__WHAT IS REQUIRED__. All of the lines below are to be transcribed faithfully, with pictures excluded from the copy.

__GIVEN MATERIAL__.
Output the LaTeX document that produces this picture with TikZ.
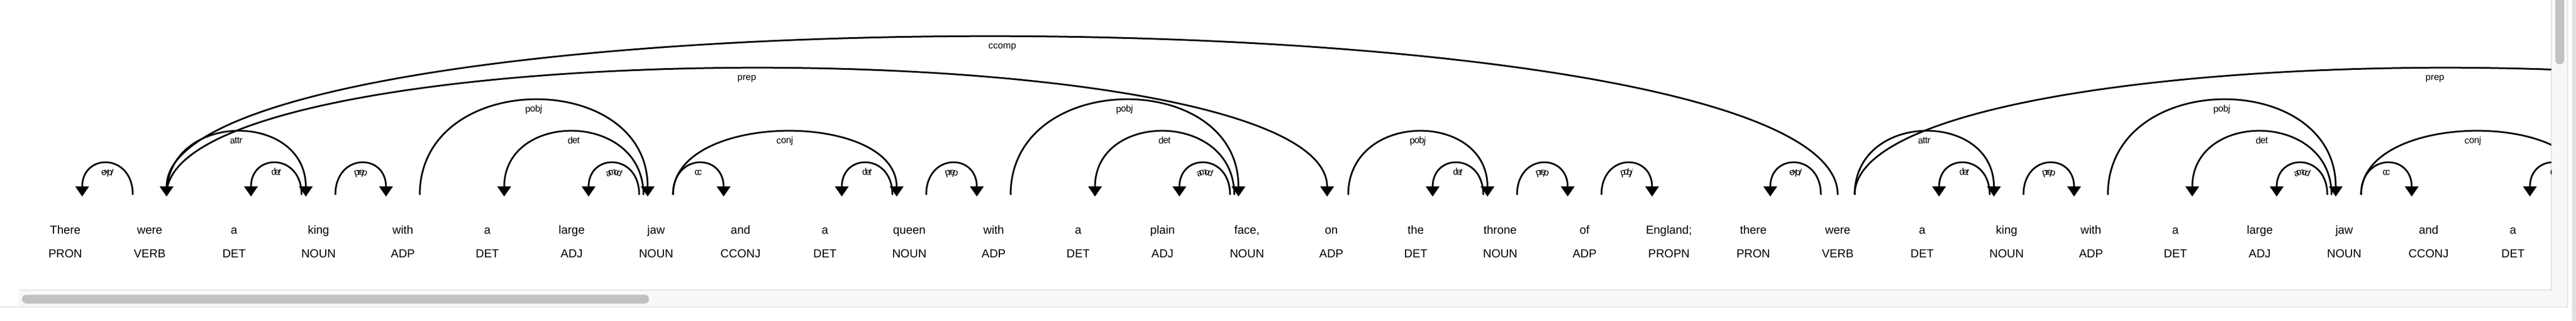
\documentclass[tikz,border=0pt]{standalone}
\usepackage{fontspec}
\setmainfont{Liberation Sans}
\usetikzlibrary{arrows.meta, decorations.text}

\definecolor{trackgray}{HTML}{F8F8F8}
\definecolor{edgegray}{HTML}{E4E4E4}
\definecolor{thumbgray}{HTML}{C1C1C1}
\definecolor{stripgray}{HTML}{E0E0E0}

\newcommand{\lblfont}{\fontsize{16.6}{20}\selectfont}
%arc from foot #1 to foot #2, level #3, label #4, head #5
\newcommand{\deparc}[5]{
\draw[arc,#5] ([xshift=30pt]f#1) .. controls +(0,{-74.67*#3}) and +(0,{-74.67*#3}) .. ([xshift={-7.5*(5-#3)}]f#2);
\path[decorate,decoration={text along path,text align=center,raise=-20.75pt,text={|\lblfont|#4}}] ([xshift=30pt]f#1) .. controls +(0,{-74.67*#3}) and +(0,{-74.67*#3}) .. ([xshift={-7.5*(5-#3)}]f#2);
}

\begin{document}
\begin{tikzpicture}[x=1pt,y=-1pt,
  word/.style={anchor=base,inner sep=0pt,font=\fontsize{20.7}{24}\selectfont},
  arc/.style={line width=3pt,>={Triangle[width=24pt,length=18pt]}},
  hl/.style={<-,shorten <=-3pt},
  hr/.style={->,shorten >=-3pt}]
\useasboundingbox (0,0) rectangle (4578,570);
%scroll bars
\fill[trackgray] (33,515) rectangle (4563,545);
\fill[trackgray] (4534,0) rectangle (4563,515);
\draw[edgegray,line width=1.2pt] (33,515) -- (4534,515) -- (4534,0);
\draw[edgegray,line width=1.5pt] (0,545) -- (4563,545) -- (4563,0);
\fill[stripgray] (4571,0) rectangle (4578,570);
\fill[thumbgray,rounded corners=7.8pt] (39,523.3) rectangle (1153.5,539);
\fill[thumbgray,rounded corners=7.8pt] (4541.3,-10) rectangle (4557,114.3);
\begin{scope}
\clip (0,0) rectangle (4534,515);
%words and tags
\foreach \i/\w/\t in {0/There/PRON,1/were/VERB,2/a/DET,3/king/NOUN,4/with/ADP,5/a/DET,6/large/ADJ,7/jaw/NOUN,8/and/CCONJ,9/a/DET,10/queen/NOUN,11/with/ADP,12/a/DET,13/plain/ADJ,14/{face,}/NOUN,15/on/ADP,16/the/DET,17/throne/NOUN,18/of/ADP,19/England;/PROPN,20/there/PRON,21/were/VERB,22/a/DET,23/king/NOUN,24/with/ADP,25/a/DET,26/large/ADJ,27/jaw/NOUN,28/and/CCONJ,29/a/DET}{
  \node[word] (w\i) at ({116+150*\i},415) {\w};
  \node[word] (t\i) at ({116+150*\i},457) {\t};
  \coordinate (f\i) at ([yshift=69pt]w\i.base);
}
%feet of words cut off on the right
\coordinate (f30) at (4616,346);
\coordinate (f35) at (5366,346);
%first sentence
\deparc{0}{1}{1}{expl}{hl}
\deparc{2}{3}{1}{det}{hl}
\deparc{1}{3}{2}{attr}{hr}
\deparc{3}{4}{1}{prep}{hr}
\deparc{4}{7}{3}{pobj}{hr}
\deparc{5}{7}{2}{det}{hl}
\deparc{6}{7}{1}{amod}{hl}
\deparc{7}{8}{1}{cc}{hr}
\deparc{7}{10}{2}{conj}{hr}
\deparc{9}{10}{1}{det}{hl}
\deparc{10}{11}{1}{prep}{hr}
\deparc{11}{14}{3}{pobj}{hr}
\deparc{12}{14}{2}{det}{hl}
\deparc{13}{14}{1}{amod}{hl}
\deparc{1}{15}{4}{prep}{hr}
\deparc{15}{17}{2}{pobj}{hr}
\deparc{16}{17}{1}{det}{hl}
\deparc{17}{18}{1}{prep}{hr}
\deparc{18}{19}{1}{pobj}{hr}
%second sentence
\deparc{20}{21}{1}{expl}{hl}
\deparc{1}{21}{5}{ccomp}{hl}
\deparc{21}{23}{2}{attr}{hr}
\deparc{22}{23}{1}{det}{hl}
\deparc{23}{24}{1}{prep}{hr}
\deparc{24}{27}{3}{pobj}{hr}
\deparc{25}{27}{2}{det}{hl}
\deparc{26}{27}{1}{amod}{hl}
\deparc{27}{28}{1}{cc}{hr}
\deparc{27}{30}{2}{conj}{hr}
\deparc{29}{30}{1}{det}{hl}
\deparc{21}{35}{4}{prep}{hr}
\end{scope}
\end{tikzpicture}
\end{document}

__FULL RESPONSE__.
Output the LaTeX document that produces this picture with TikZ.
\documentclass[tikz,border=0pt]{standalone}
\usepackage{fontspec}
\setmainfont{Liberation Sans}
\usetikzlibrary{arrows.meta, decorations.text}

\definecolor{trackgray}{HTML}{F8F8F8}
\definecolor{edgegray}{HTML}{E4E4E4}
\definecolor{thumbgray}{HTML}{C1C1C1}
\definecolor{stripgray}{HTML}{E0E0E0}

\newcommand{\lblfont}{\fontsize{16.6}{20}\selectfont}
%arc from foot #1 to foot #2, level #3, label #4, head #5
\newcommand{\deparc}[5]{
\draw[arc,#5] ([xshift=30pt]f#1) .. controls +(0,{-74.67*#3}) and +(0,{-74.67*#3}) .. ([xshift={-7.5*(5-#3)}]f#2);
\path[decorate,decoration={text along path,text align=center,raise=-20.75pt,text={|\lblfont|#4}}] ([xshift=30pt]f#1) .. controls +(0,{-74.67*#3}) and +(0,{-74.67*#3}) .. ([xshift={-7.5*(5-#3)}]f#2);
}

\begin{document}
\begin{tikzpicture}[x=1pt,y=-1pt,
  word/.style={anchor=base,inner sep=0pt,font=\fontsize{20.7}{24}\selectfont},
  arc/.style={line width=3pt,>={Triangle[width=24pt,length=18pt]}},
  hl/.style={<-,shorten <=-3pt},
  hr/.style={->,shorten >=-3pt}]
\useasboundingbox (0,0) rectangle (4578,570);
%scroll bars
\fill[trackgray] (33,515) rectangle (4563,545);
\fill[trackgray] (4534,0) rectangle (4563,515);
\draw[edgegray,line width=1.2pt] (33,515) -- (4534,515) -- (4534,0);
\draw[edgegray,line width=1.5pt] (0,545) -- (4563,545) -- (4563,0);
\fill[stripgray] (4571,0) rectangle (4578,570);
\fill[thumbgray,rounded corners=7.8pt] (39,523.3) rectangle (1153.5,539);
\fill[thumbgray,rounded corners=7.8pt] (4541.3,-10) rectangle (4557,114.3);
\begin{scope}
\clip (0,0) rectangle (4534,515);
%words and tags
\foreach \i/\w/\t in {0/There/PRON,1/were/VERB,2/a/DET,3/king/NOUN,4/with/ADP,5/a/DET,6/large/ADJ,7/jaw/NOUN,8/and/CCONJ,9/a/DET,10/queen/NOUN,11/with/ADP,12/a/DET,13/plain/ADJ,14/{face,}/NOUN,15/on/ADP,16/the/DET,17/throne/NOUN,18/of/ADP,19/England;/PROPN,20/there/PRON,21/were/VERB,22/a/DET,23/king/NOUN,24/with/ADP,25/a/DET,26/large/ADJ,27/jaw/NOUN,28/and/CCONJ,29/a/DET}{
  \node[word] (w\i) at ({116+150*\i},415) {\w};
  \node[word] (t\i) at ({116+150*\i},457) {\t};
  \coordinate (f\i) at ([yshift=69pt]w\i.base);
}
%feet of words cut off on the right
\coordinate (f30) at (4616,346);
\coordinate (f35) at (5366,346);
%first sentence
\deparc{0}{1}{1}{expl}{hl}
\deparc{2}{3}{1}{det}{hl}
\deparc{1}{3}{2}{attr}{hr}
\deparc{3}{4}{1}{prep}{hr}
\deparc{4}{7}{3}{pobj}{hr}
\deparc{5}{7}{2}{det}{hl}
\deparc{6}{7}{1}{amod}{hl}
\deparc{7}{8}{1}{cc}{hr}
\deparc{7}{10}{2}{conj}{hr}
\deparc{9}{10}{1}{det}{hl}
\deparc{10}{11}{1}{prep}{hr}
\deparc{11}{14}{3}{pobj}{hr}
\deparc{12}{14}{2}{det}{hl}
\deparc{13}{14}{1}{amod}{hl}
\deparc{1}{15}{4}{prep}{hr}
\deparc{15}{17}{2}{pobj}{hr}
\deparc{16}{17}{1}{det}{hl}
\deparc{17}{18}{1}{prep}{hr}
\deparc{18}{19}{1}{pobj}{hr}
%second sentence
\deparc{20}{21}{1}{expl}{hl}
\deparc{1}{21}{5}{ccomp}{hl}
\deparc{21}{23}{2}{attr}{hr}
\deparc{22}{23}{1}{det}{hl}
\deparc{23}{24}{1}{prep}{hr}
\deparc{24}{27}{3}{pobj}{hr}
\deparc{25}{27}{2}{det}{hl}
\deparc{26}{27}{1}{amod}{hl}
\deparc{27}{28}{1}{cc}{hr}
\deparc{27}{30}{2}{conj}{hr}
\deparc{29}{30}{1}{det}{hl}
\deparc{21}{35}{4}{prep}{hr}
\end{scope}
\end{tikzpicture}
\end{document}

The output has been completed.